The girl said the conversations never involved her father or mother, but she assumed they knew what was going on.

She said she thought her siblings knew of the plans. The teen said a younger sister recently told her their mother had said they would not be in state custody much longer.

Outside the courtroom, Mattingly Foster said she did not know about any abduction plan. Her plan "has always been to get my children home, safe, with me, with their family, where they belong," she said.

She said the state was falsely insinuating she might be part of a plan to use force to make that happen. While she hasn't always agreed with Valdez's orders, she has done everything asked of her, she said.

In court, Valdez had harsh criticism for Mattingly Foster.

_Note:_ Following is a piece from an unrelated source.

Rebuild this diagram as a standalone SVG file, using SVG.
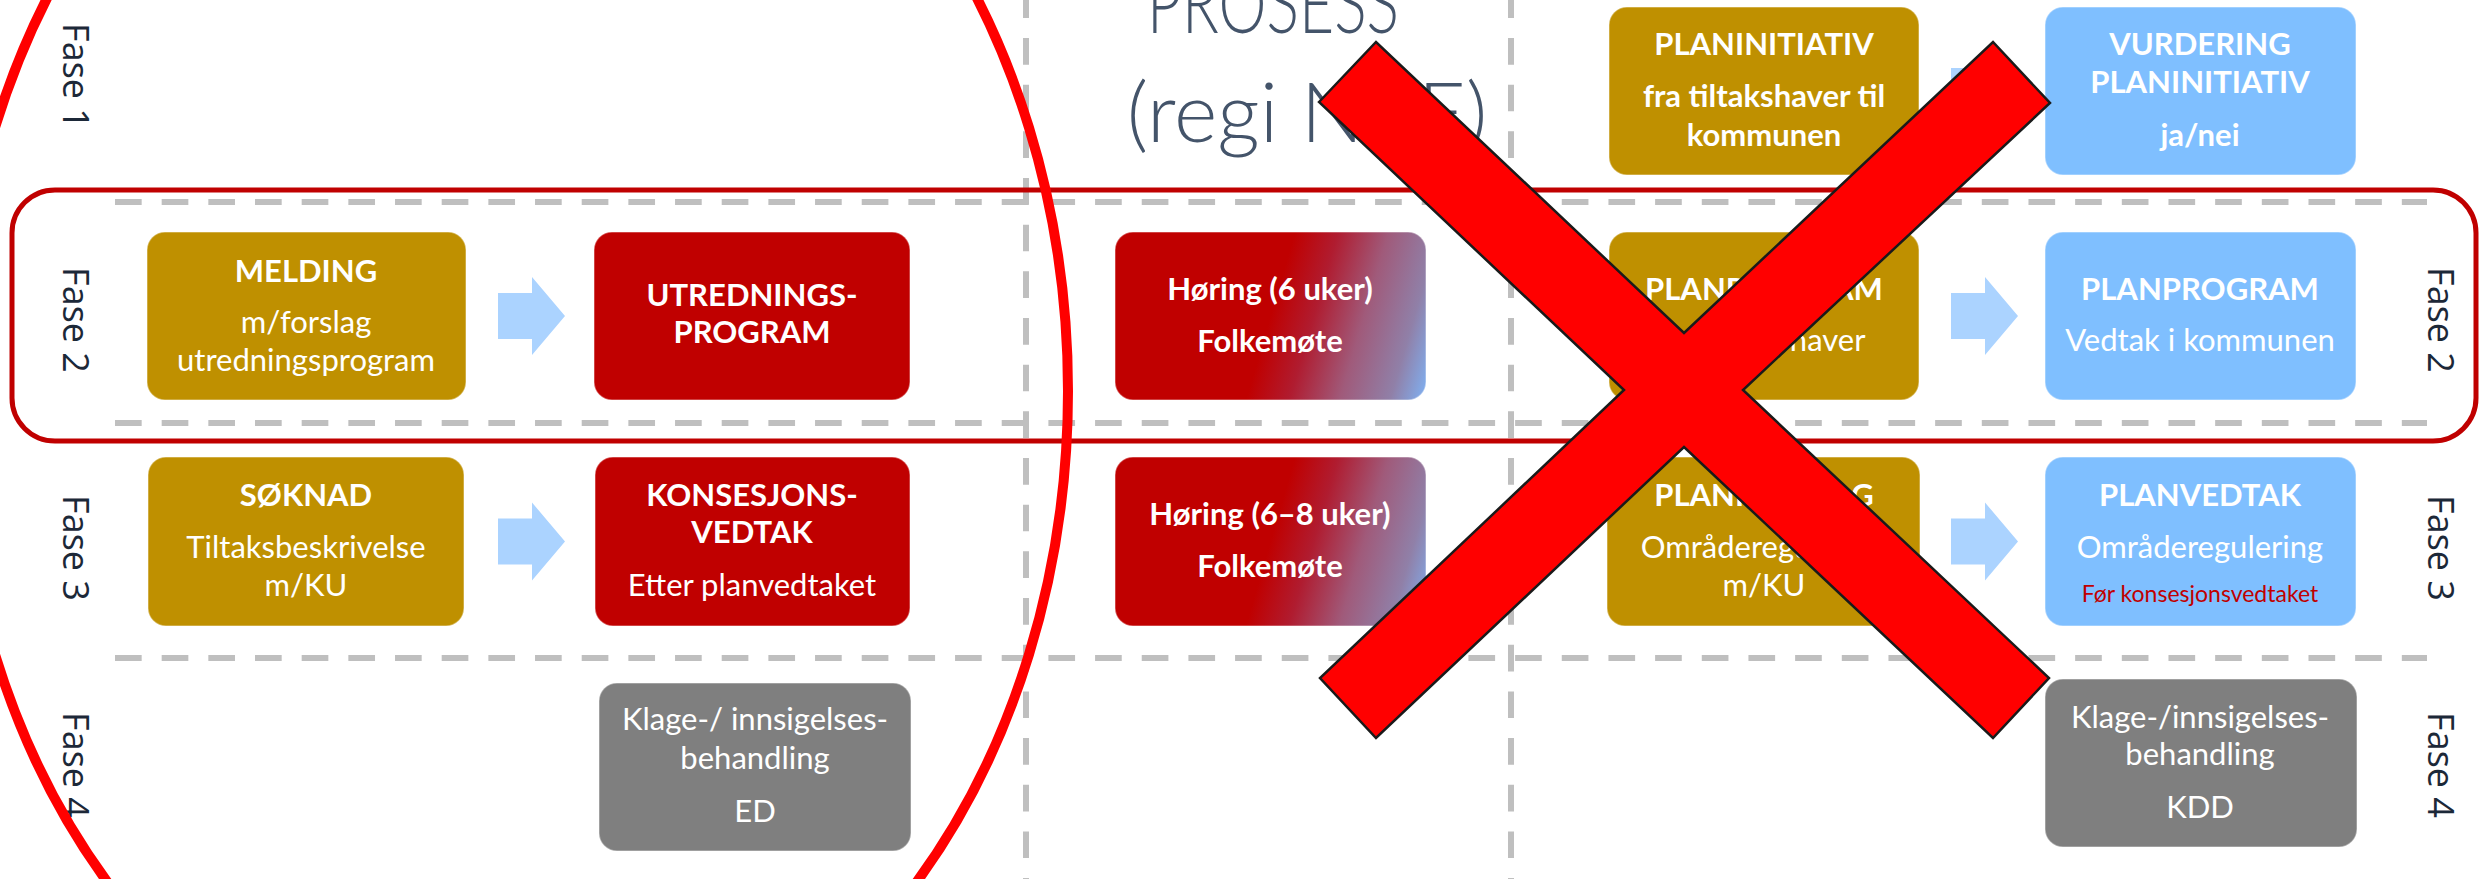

"I feel bad for you," the judge said. "I thought you had the courage to stand up for your children. It appears you've failed to understand what is going to happen here. You're sacrificing your kids."

Valdez rejected Mattingly Foster's request that a no-contact order prohibiting her from seeing Kingston or other members of The Davis County Cooperative Society be lifted. He nearly held Kingston and Mattingly Foster in contempt after they spoke briefly in the courtroom after the hearing.

Later, Mattingly Foster said her mother is ill and she wants to be able to give her "a hug before she dies." She also said she wants to go to church. "I miss my church. Every American citizen in this country has the right to go to church except me."

Kingston and Mattingly Foster had not been informed of the hearing until Valdez contacted them by phone and gave them 30 minutes to show up. When Valdez was unable to contact Kingston attorney Daniel Irvin, he placed a call to brother Carl Kingston, an attorney, and arranged for him to listen in by telephone.

Neither Carl Kingston nor Mattingly Foster's attorney, Russ Pietryga, questioned witnesses called by the state, which included two foster mothers who have cared for eight other children since October. Mattingly Foster still has custody of the couple's 7-month-old girl. The couple's attorneys will have their say in a Feb. 22 hearing.

Valdez held the emergency hearing, requested Monday by Assistant Attorney General Carolyn Nichols, as five bailiffs kept watch in his courtroom. Officers checked cars entering the building's underground parking lot and 12 were on hand in the main lobby at the hearing's conclusion. The judge said law enforcement officers had kept watch on his home all weekend, although he didn't know why until the hearing. Nichols said law agencies across the state also had been alerted.

In her testimony, the teen said she decided recently to share the information after hearing an FBI agent speak at her school.

"I decided I was going to tell the truth on a few things I didn't tell the truth on," she said.

The 16-year-old described the threats as the major topic of conversation during home visits, which were terminated in August. Since then, she has had only supervised visits with her mother; Valdez barred visits between the girl and her father in June.

But the girl said her relatives talked to her about the threats and staging an abduction as recently as December.

She described the conversations as ideas, venting frustration, not "a plan in stone." The physical threats discussed involved running people off the road, shooting them or even blowing up the court building, she said.

The two foster mothers caring for the girl's siblings said the children have commented their parents would be coming for them soon. The women also said they had been followed by individuals later identified as Kingston relatives - Shawn Kingston, a cousin, and Ethan Tucker, a half brother - and felt someone had been sneaking around their homes. Security officers questioned Tucker twice this fall after he was spotted photographing the area around the Matheson Courthouse.

Valdez chastised Kingston for not telling his relatives to stay out of the matter and ordered Carl Kingston to inform the two men, all other relatives and members of The Order, as the Davis County Cooperative Society is known, to stay away from the children, the foster families and state officials.